1. An indicating device comprising:

a dial plate;

a pointer rotational relative to the dial plate, the pointer including a pointer shaft, which is non-opaque;

a driver unit including a drive shaft coaxial with the pointer shaft; and

a light source configured to emit light, wherein

the pointer shaft has a pointer end having a pointer reflective surface, and

the pointer reflective surface is configured to receive light, which is incident radially inward, and to reflect the light to direct the light along an axial direction of the pointer shaft to pass through the pointer shaft.

2. The indicating device according to claim 1, wherein

the light source includes a plurality of light source elements located on a radially outside of the drive shaft to surround the drive shaft.

3. The indicating device according to claim 2, wherein

the pointer end has a drive shaft hole into which the drive shaft is inserted.

4. The indicating device according to claim 3, wherein

the pointer reflective surface is located on a radially outside of the drive shaft hole to surround the drive shaft hole.

5. The indicating device according to claim 4, wherein

the pointer reflective surface is in a conical shape, and

the pointer reflective surface is dented into the pointer end and angled relative to the axial direction.

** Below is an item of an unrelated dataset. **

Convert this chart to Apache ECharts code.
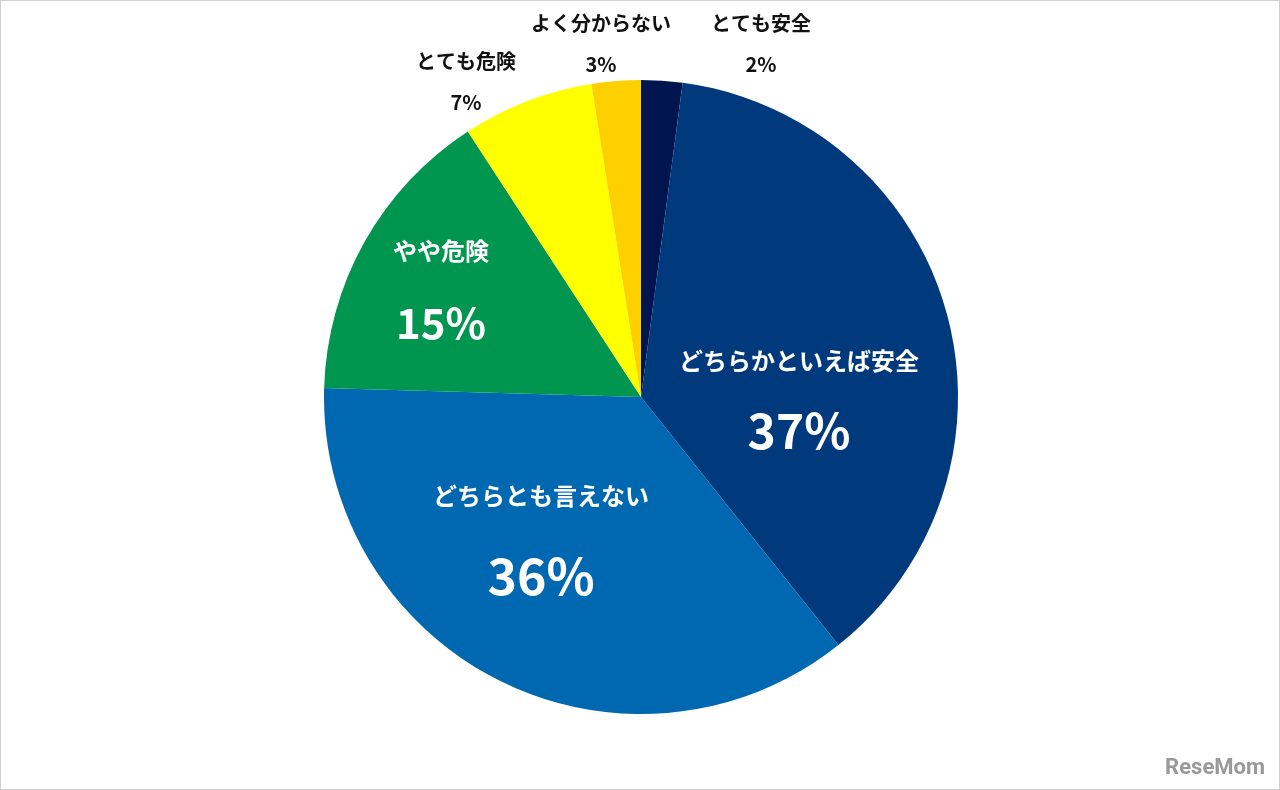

6. The indicating device according to claim 1, further comprising:

a light pickup being non-opaque, wherein

the light pickup is opposed to the light source and opposed to the pickup reflective surface, and

the light pickup is configured to conduct light emitted from the light source and to reflect the light to direct the light toward the pointer reflective surface.

7. The indicating device according to claim 6, wherein

the light pickup has a pickup reflective surface angled relative to the axial direction, and

the pickup reflective surface is configured to receive light emitted from the light source and to reflect the light toward the pointer reflective surface.

8. The indicating device according to claim 7, wherein

the light pickup has a pickup receiving surface and a pickup emitting surface,

the light pickup is configured to receive light emitted along the axial direction though the pickup receiving surface, and

the light pickup is configured to reflect the light on the pickup reflective surface to direct the light toward the pointer reflective surface through the pickup emitting surface.

9. The indicating device according to claim 8, wherein

the light pickup is in a cylindrical shape having a receiving end and an emitting end,

the receiving end has the pickup receiving surface opposed to the light source in the axial direction, and

the emitting end has the pickup emitting surface opposed to the pointer reflective surface radially inward.

10. The indicating device according to claim 9, wherein

the emitting end has a chamfered angled periphery in an annular shape, and

the chamfered angled periphery forms the pickup reflective surface.

11. The indicating device according to claim 10, wherein

the emitting end has a brim extended radially inward toward the pointer reflective surface.

12. The indicating device according to claim 6, wherein

the light pickup has a center hole in which the pickup reflective surface is located.

13. The indicating device according to claim 1, further comprising:

a shield being opaque and located to cover an exterior of the light pickup.

14. The indicating device according to claim 5, wherein

the pointer reflective surface is angled at 45 degrees relative to the axial direction.

15. The indicating device according to claim 10, wherein

the pickup reflective surface is angled at 45 degrees.

16. The indicating device according to claim 2, wherein

the plurality of light source elements is opposed to the pointer reflective surface radially inward to emit light toward the pointer reflective surface.

17. The indicating device according to claim 16, further comprising:

a lens located between each of the light source elements and the pointer reflective surface.

18. The indicating device according to claim 16, further comprising:

a shield being in a plate shape, wherein

the shield is located between the light source elements and the dial plate.